── Provided material

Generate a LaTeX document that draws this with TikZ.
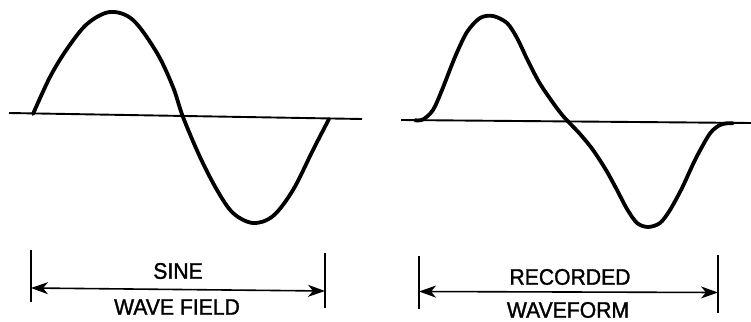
\documentclass[tikz,border=0pt]{standalone}
\usepackage{fontspec}
\newfontfamily\lblfont{Liberation Sans}[FakeBold=1.4,FakeStretch=0.94]
\usetikzlibrary{arrows.meta}
\begin{document}
\begin{tikzpicture}[x=1pt,y=-1pt,
  wave/.style={line width=3.8pt, line join=round, line cap=round},
  axisline/.style={line width=1.9pt},
  tickline/.style={line width=2.2pt},
  dimline/.style={line width=1.6pt, {Stealth[length=17pt,width=12pt,inset=5pt]}-{Stealth[length=17pt,width=12pt,inset=5pt]}},
  lbl/.style={font=\lblfont\fontsize{22.5}{24}\selectfont, inner sep=0pt}]
\useasboundingbox (0,0) rectangle (751,321);
% left panel
\coordinate (a1s) at (9,113);
\coordinate (a1e) at (362,119);
\draw[axisline] (a1s) -- (a1e);
\draw[wave] plot[smooth, tension=0.55] coordinates {(33,114) (50,77) (67,49) (87,24) (110,12) (133,20) (157,53) (173,87) (183,117) (200,157) (217,190) (233,213) (253,223) (273,216) (293,190) (313,150) (329,119)};
\coordinate (t1a) at (31,250); \coordinate (t1b) at (31,302);
\coordinate (t2a) at (325,253); \coordinate (t2b) at (325,308);
\draw[tickline] (t1a) -- (t1b);
\draw[tickline] (t2a) -- (t2b);
\coordinate (d1a) at (31,288); \coordinate (d1b) at (325,291);
\draw[dimline] (d1a) -- (d1b);
\node[lbl] (sine) at (178,271) {SINE};
\node[lbl] (wfield) at (177,307) {WAVE FIELD};
% right panel
\coordinate (a2s) at (401,120);
\coordinate (a2e) at (751,123);
\draw[axisline] (a2s) -- (a2e);
\draw[wave] plot[smooth, tension=0.5] coordinates {(415,120.3) (423,119.5) (433,110) (442,90) (455,57) (467,32) (480,18) (493,16) (507,23) (517,38) (528,61) (539,82) (551,100) (563,116) (580,134) (593,150) (606,170) (617,190) (627,209) (637,223) (648,227) (660,223) (670,210) (682,188) (695,160) (707,138) (713,130) (720,125) (727,123.3) (733,123.3)};
\coordinate (t3a) at (419,256); \coordinate (t3b) at (419,309);
\coordinate (t4a) at (718,255); \coordinate (t4b) at (718,313);
\draw[tickline] (t3a) -- (t3b);
\draw[tickline] (t4a) -- (t4b);
\coordinate (d2a) at (419,291.5); \coordinate (d2b) at (718,292.5);
\draw[dimline] (d2a) -- (d2b);
\node[lbl] (rec) at (570,277) {RECORDED};
\node[lbl] (wform) at (568,310) {WAVEFORM};
\end{tikzpicture}
\end{document}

────

# Problem to work on
Copy out all of the data word for word. Do not carry over any picture.

# Task solution
Generate a LaTeX document that draws this with TikZ.
\documentclass[tikz,border=0pt]{standalone}
\usepackage{fontspec}
\newfontfamily\lblfont{Liberation Sans}[FakeBold=1.4,FakeStretch=0.94]
\usetikzlibrary{arrows.meta}
\begin{document}
\begin{tikzpicture}[x=1pt,y=-1pt,
  wave/.style={line width=3.8pt, line join=round, line cap=round},
  axisline/.style={line width=1.9pt},
  tickline/.style={line width=2.2pt},
  dimline/.style={line width=1.6pt, {Stealth[length=17pt,width=12pt,inset=5pt]}-{Stealth[length=17pt,width=12pt,inset=5pt]}},
  lbl/.style={font=\lblfont\fontsize{22.5}{24}\selectfont, inner sep=0pt}]
\useasboundingbox (0,0) rectangle (751,321);
% left panel
\coordinate (a1s) at (9,113);
\coordinate (a1e) at (362,119);
\draw[axisline] (a1s) -- (a1e);
\draw[wave] plot[smooth, tension=0.55] coordinates {(33,114) (50,77) (67,49) (87,24) (110,12) (133,20) (157,53) (173,87) (183,117) (200,157) (217,190) (233,213) (253,223) (273,216) (293,190) (313,150) (329,119)};
\coordinate (t1a) at (31,250); \coordinate (t1b) at (31,302);
\coordinate (t2a) at (325,253); \coordinate (t2b) at (325,308);
\draw[tickline] (t1a) -- (t1b);
\draw[tickline] (t2a) -- (t2b);
\coordinate (d1a) at (31,288); \coordinate (d1b) at (325,291);
\draw[dimline] (d1a) -- (d1b);
\node[lbl] (sine) at (178,271) {SINE};
\node[lbl] (wfield) at (177,307) {WAVE FIELD};
% right panel
\coordinate (a2s) at (401,120);
\coordinate (a2e) at (751,123);
\draw[axisline] (a2s) -- (a2e);
\draw[wave] plot[smooth, tension=0.5] coordinates {(415,120.3) (423,119.5) (433,110) (442,90) (455,57) (467,32) (480,18) (493,16) (507,23) (517,38) (528,61) (539,82) (551,100) (563,116) (580,134) (593,150) (606,170) (617,190) (627,209) (637,223) (648,227) (660,223) (670,210) (682,188) (695,160) (707,138) (713,130) (720,125) (727,123.3) (733,123.3)};
\coordinate (t3a) at (419,256); \coordinate (t3b) at (419,309);
\coordinate (t4a) at (718,255); \coordinate (t4b) at (718,313);
\draw[tickline] (t3a) -- (t3b);
\draw[tickline] (t4a) -- (t4b);
\coordinate (d2a) at (419,291.5); \coordinate (d2b) at (718,292.5);
\draw[dimline] (d2a) -- (d2b);
\node[lbl] (rec) at (570,277) {RECORDED};
\node[lbl] (wform) at (568,310) {WAVEFORM};
\end{tikzpicture}
\end{document}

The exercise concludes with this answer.